There are two odd exceptions to the above that I want to mention. The first is in vegans. Due to zero intake of animal foods, they have zero intake of DHA. But while they show lower levels of DHA, they don’t show deficiency symptoms. While more research needs to be done, presumably pathways of conversion/production of DHA are up-regulated under this situation.
The other is in extreme w-3 deficiency, where plasma DHA levels typically rise after ALA supplementation. This is just a classic feedback loop, and occurs for other nutrients as well (for example, absorption of certain minerals will increase the more deficient someone is).
But beyond that, the overall impact of ALA supplementation plasma levels of EPA is small, for DHA essentially nil. And given the critical importance of both EPA/DHA on human health, fat loss and performance, the bottom line is that this makes ALA (via flaxseed oil or what have you) an insufficient replacement for preformed fish oils.
As a couple of final comments, I’d also note that supplementation of EPA doesn’t raise DHA levels either. Since all commercial fish oils I’ve ever seen contain both EPA/DHA, this is a fairly non-issue.
But it is yet another reason why ALA by itself is insufficient.

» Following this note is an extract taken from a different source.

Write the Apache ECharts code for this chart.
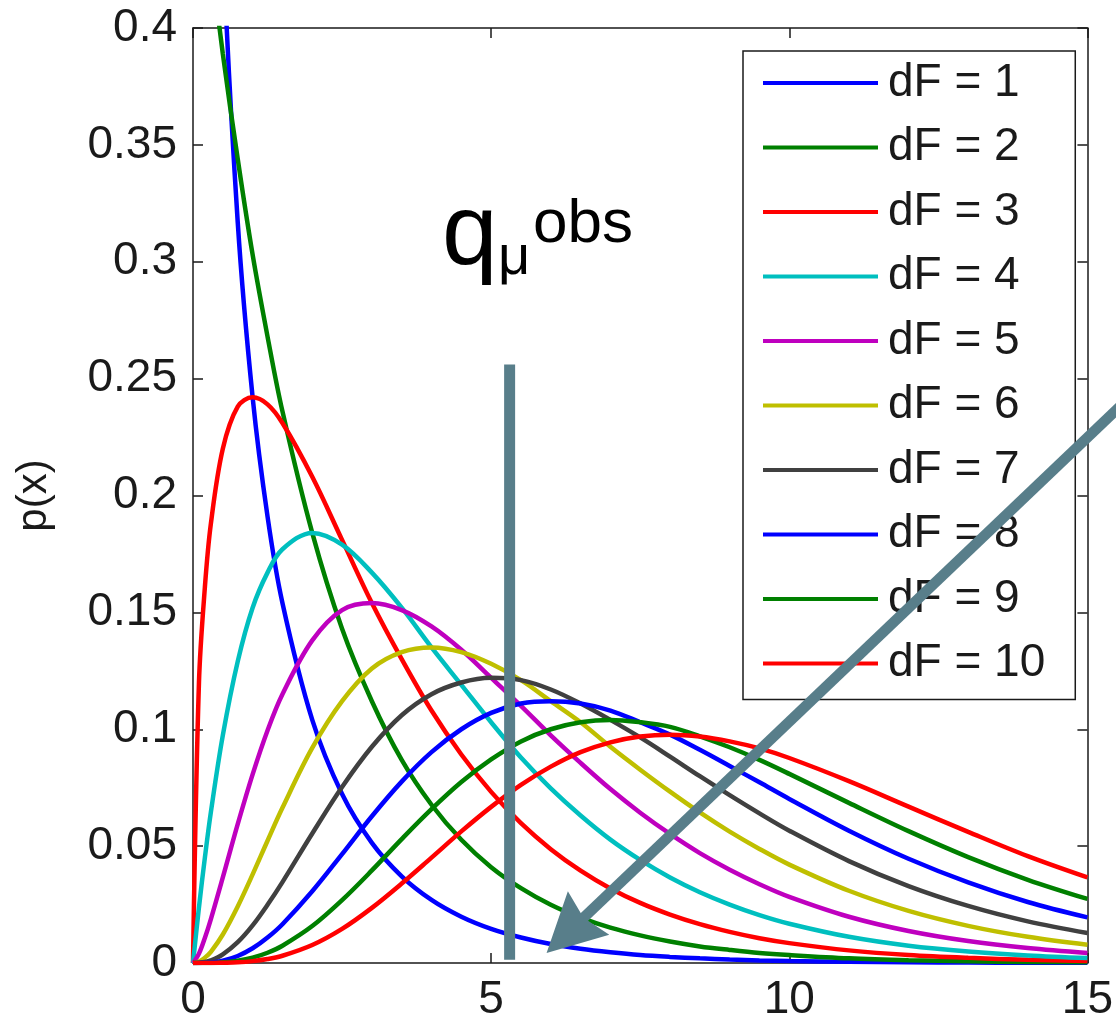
<!DOCTYPE html>
<html>
<head>
<meta charset="utf-8">
<script src="https://cdn.jsdelivr.net/npm/echarts@6/dist/echarts.min.js"></script>
<style>
  html, body { margin: 0; padding: 0; background: #fff; }
  #chart { width: 1116px; height: 1023px; }
</style>
</head>
<body>
<div id="chart"></div>
<script>
// Chi-square densities p(x) for 1..10 degrees of freedom
const xs = [0, 0.1, 0.2, 0.3, 0.5, 0.75, 1, 1.25, 1.5, 2, 2.5, 3, 3.5, 4, 4.5, 5, 5.5, 6, 6.5, 7, 7.5, 8, 8.5, 9, 9.5, 10, 11, 12, 13, 14, 15];

const dF1 = [null, 1.200, 0.807, 0.627, 0.439, 0.317, 0.242, 0.191, 0.154, 0.104, 0.0723, 0.0514, 0.0371, 0.0270, 0.0198, 0.0146, 0.0109, 0.0081, 0.0061, 0.0046, 0.0034, 0.0026, 0.0020, 0.0015, 0.0011, 0.00085, 0.0005, 0.0003, 0.00017, 0.0001, 0.00006];
const dF2 = [0.500, 0.476, 0.452, 0.430, 0.389, 0.344, 0.303, 0.268, 0.236, 0.184, 0.143, 0.112, 0.0869, 0.0677, 0.0527, 0.0410, 0.0320, 0.0249, 0.0194, 0.0151, 0.0118, 0.0092, 0.0071, 0.0056, 0.0043, 0.0034, 0.0020, 0.0012, 0.00075, 0.00046, 0.00028];
const dF3 = [0, 0.120, 0.161, 0.188, 0.220, 0.238, 0.242, 0.239, 0.231, 0.208, 0.181, 0.154, 0.130, 0.108, 0.0892, 0.0732, 0.0598, 0.0487, 0.0395, 0.0319, 0.0257, 0.0207, 0.0166, 0.0133, 0.0106, 0.0085, 0.0054, 0.0034, 0.0022, 0.0014, 0.0009];
const dF4 = [0, 0.0238, 0.0452, 0.0646, 0.0974, 0.129, 0.152, 0.167, 0.177, 0.184, 0.179, 0.167, 0.152, 0.135, 0.119, 0.103, 0.0879, 0.0747, 0.0631, 0.0528, 0.0441, 0.0366, 0.0303, 0.0250, 0.0205, 0.0168, 0.0112, 0.0074, 0.0049, 0.0032, 0.0021];
const dF5 = [0, 0.0040, 0.0108, 0.0188, 0.0366, 0.0594, 0.0807, 0.0995, 0.115, 0.138, 0.151, 0.154, 0.151, 0.144, 0.134, 0.122, 0.110, 0.0974, 0.0856, 0.0744, 0.0643, 0.0552, 0.0470, 0.0399, 0.0337, 0.0283, 0.0198, 0.0137, 0.0094, 0.0064, 0.0043];
const dF6 = [0, 0.0006, 0.0023, 0.0048, 0.0122, 0.0242, 0.0379, 0.0523, 0.0664, 0.0920, 0.112, 0.126, 0.133, 0.135, 0.133, 0.128, 0.121, 0.112, 0.103, 0.0925, 0.0827, 0.0733, 0.0644, 0.0562, 0.0488, 0.0421, 0.0309, 0.0223, 0.0159, 0.0112, 0.0078];
const dF7 = [0, 0.0001, 0.0004, 0.0011, 0.0037, 0.0089, 0.0161, 0.0249, 0.0346, 0.0554, 0.0753, 0.0925, 0.106, 0.115, 0.120, 0.122, 0.121, 0.117, 0.111, 0.104, 0.0965, 0.0883, 0.0799, 0.0718, 0.0640, 0.0566, 0.0436, 0.0329, 0.0244, 0.0178, 0.0128];
const dF8 = [0, 0, 0.0001, 0.0002, 0.0010, 0.0030, 0.0063, 0.0109, 0.0166, 0.0307, 0.0466, 0.0628, 0.0776, 0.0902, 0.100, 0.107, 0.111, 0.112, 0.111, 0.108, 0.103, 0.0977, 0.0912, 0.0843, 0.0773, 0.0702, 0.0566, 0.0446, 0.0345, 0.0261, 0.0195];
const dF9 = [0, 0, 0, 0, 0.0003, 0.0010, 0.0023, 0.0044, 0.0074, 0.0158, 0.0269, 0.0396, 0.0530, 0.0658, 0.0774, 0.0871, 0.0948, 0.100, 0.103, 0.104, 0.103, 0.101, 0.0970, 0.0923, 0.0869, 0.0809, 0.0685, 0.0564, 0.0453, 0.0356, 0.0274];
const dF10 = [0, 0, 0, 0, 0.0001, 0.0003, 0.0008, 0.0017, 0.0031, 0.0077, 0.0146, 0.0236, 0.0340, 0.0451, 0.0563, 0.0668, 0.0762, 0.0840, 0.0902, 0.0944, 0.0969, 0.0977, 0.0969, 0.0948, 0.0918, 0.0877, 0.0778, 0.0669, 0.0561, 0.0457, 0.0366];

const seriesNames = ['dF = 1', 'dF = 2', 'dF = 3', 'dF = 4', 'dF = 5', 'dF = 6', 'dF = 7', 'dF = 8', 'dF = 9', 'dF = 10'];
const curves = [dF1, dF2, dF3, dF4, dF5, dF6, dF7, dF8, dF9, dF10];
const lineColors = ['#0000ff', '#008000', '#ff0000', '#00bfbf', '#bf00bf', '#bfbf00', '#404040', '#0000ff', '#008000', '#ff0000'];

// Observed test statistic marker and pointer arrow, in data units
const obsLine = [[5.31, 0.256], [5.31, 0.0014]];
const arrowFrom = [15.85, 0.2455];
const arrowTo = [5.93, 0.0043];

const FONT = "'Liberation Sans', Arial, Helvetica, sans-serif";
const INK = '#1a1a1a';
const NOTE_COLOR = '#587e8a';

const chart = echarts.init(document.getElementById('chart'), null, { renderer: 'canvas' });

const axisLine = { show: true, onZero: false, lineStyle: { color: INK, width: 1.5 } };
const axisTick = { show: true, inside: true, length: 10, lineStyle: { color: INK, width: 1.5 } };

const series = curves.map((ys, i) => ({
  name: seriesNames[i],
  type: 'line',
  xAxisIndex: 0,
  yAxisIndex: 0,
  data: xs.map((x, j) => [x, ys[j]]).filter(p => p[1] !== null),
  symbol: 'none',
  showSymbol: false,
  smooth: 0.35,
  clip: true,
  lineStyle: { color: lineColors[i], width: 4.5 },
  itemStyle: { color: lineColors[i] },
  emphasis: { disabled: true }
}));

chart.setOption({
  animation: false,
  backgroundColor: '#fff',
  grid: { left: 193, right: 27, top: 28, bottom: 58, containLabel: false },
  xAxis: [
    {
      type: 'value', min: 0, max: 15, interval: 5, position: 'bottom',
      axisLine, axisTick,
      axisLabel: { fontSize: 46, fontFamily: FONT, color: INK, margin: 14 },
      splitLine: { show: false }
    },
    {
      type: 'value', min: 0, max: 15, interval: 5, position: 'top',
      axisLine, axisTick,
      axisLabel: { show: false },
      splitLine: { show: false }
    }
  ],
  yAxis: [
    {
      type: 'value', min: 0, max: 0.4, interval: 0.05, position: 'left',
      axisLine, axisTick,
      axisLabel: { fontSize: 46, fontFamily: FONT, color: INK, margin: 16 },
      splitLine: { show: false },
      name: 'p(x)', nameLocation: 'middle', nameRotate: 90, nameGap: 138,
      nameTextStyle: { fontSize: 42, fontFamily: FONT, color: INK }
    },
    {
      type: 'value', min: 0, max: 0.4, interval: 0.05, position: 'right',
      axisLine, axisTick,
      axisLabel: { show: false },
      splitLine: { show: false }
    }
  ],
  legend: {
    data: seriesNames,
    orient: 'vertical',
    left: 743,
    top: 51,
    padding: [9, 30, 13, 20],
    icon: 'rect',
    itemWidth: 115,
    itemHeight: 4,
    itemGap: 18.5,
    backgroundColor: '#fff',
    borderColor: INK,
    borderWidth: 1.5,
    borderRadius: 0,
    selectedMode: false,
    textStyle: { fontSize: 46, fontFamily: FONT, color: INK, lineHeight: 46, padding: [0, 0, 0, 5] }
  },
  series
});

// Annotation: vertical marker at the observed value, its label, and the arrow
function drawNotes() {
  const px = v => chart.convertToPixel({ xAxisIndex: 0, yAxisIndex: 0 }, v);
  const a = px(obsLine[0]);
  const b = px(obsLine[1]);
  const s = px(arrowFrom);
  const t = px(arrowTo);
  const dx = t[0] - s[0], dy = t[1] - s[1];
  const len = Math.hypot(dx, dy);
  const ux = dx / len, uy = dy / len;
  const nx = -uy, ny = ux;
  const headLen = 58, halfW = 30, notch = 7;
  const back = [t[0] - ux * headLen, t[1] - uy * headLen];
  const neck = [t[0] - ux * (headLen - notch), t[1] - uy * (headLen - notch)];

  chart.setOption({
    graphic: [
      {
        type: 'line', z: 100, silent: true,
        shape: { x1: a[0], y1: a[1], x2: b[0], y2: b[1] },
        style: { stroke: NOTE_COLOR, lineWidth: 11 }
      },
      {
        type: 'line', z: 100, silent: true,
        shape: { x1: s[0], y1: s[1], x2: neck[0] + ux * 3, y2: neck[1] + uy * 3 },
        style: { stroke: NOTE_COLOR, lineWidth: 10.5 }
      },
      {
        type: 'polygon', z: 100, silent: true,
        shape: { points: [t, [back[0] + nx * halfW, back[1] + ny * halfW], neck, [back[0] - nx * halfW, back[1] - ny * halfW]] },
        style: { fill: NOTE_COLOR }
      },
      {
        type: 'text', z: 100, silent: true, x: 442, y: 236,
        style: { text: 'q', fontSize: 100, fontFamily: FONT, fill: '#000', verticalAlign: 'middle', align: 'left' }
      },
      {
        type: 'text', z: 100, silent: true, x: 498, y: 259,
        style: { text: 'μ', fontSize: 56, fontFamily: FONT, fill: '#000', verticalAlign: 'middle', align: 'left' }
      },
      {
        type: 'text', z: 100, silent: true, x: 533, y: 225,
        style: { text: 'obs', fontSize: 62, fontFamily: FONT, fill: '#000', verticalAlign: 'middle', align: 'left' }
      }
    ]
  });
}
drawNotes();
</script>
</body>
</html>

Not only is the conversion of ALA to EPA small, the conversion of EPA to DHA is simply nil, hence ALA won’t impact on the body’s DHA levels.
Having established that ALA intake is ineffective at increasing EPA/DHA levels, a final and related question to address is whether ALA has any effects above and beyond what EPA/DHA are doing. This week’s paper mentions one possibility which is a mild impact of ALA supplementation on cardiovascular disease.
It also notes that EPA/DHA supplementation has a greater effect. Other researchers (not all agree) feel that the true EFAs are EPA/DHA, and that ALA is simply a parent compound that is not essential in its own right. Currently I tend to agree with this stance.
The body requires EPA/DHA for optimal function. This includes fat loss, prevention of a lot of diseases, controlling inflammation, etc. While the body has the machinery to convert alpha-linolenic acid (ALA, found in high quantities in flaxseed oil), the amount of that conversion is small for conversion to EPA and negligible for DHA.
Hence I don’t feel that ALA/flax oil is an appropriate EFA source. You need to be taking preformed EPA/DHA (in either capsule or liquid form). This was one of the changes I made to the second edition of the Rapid Fat Loss Handbook (the first edition allowed for flax to substitute for fish oil).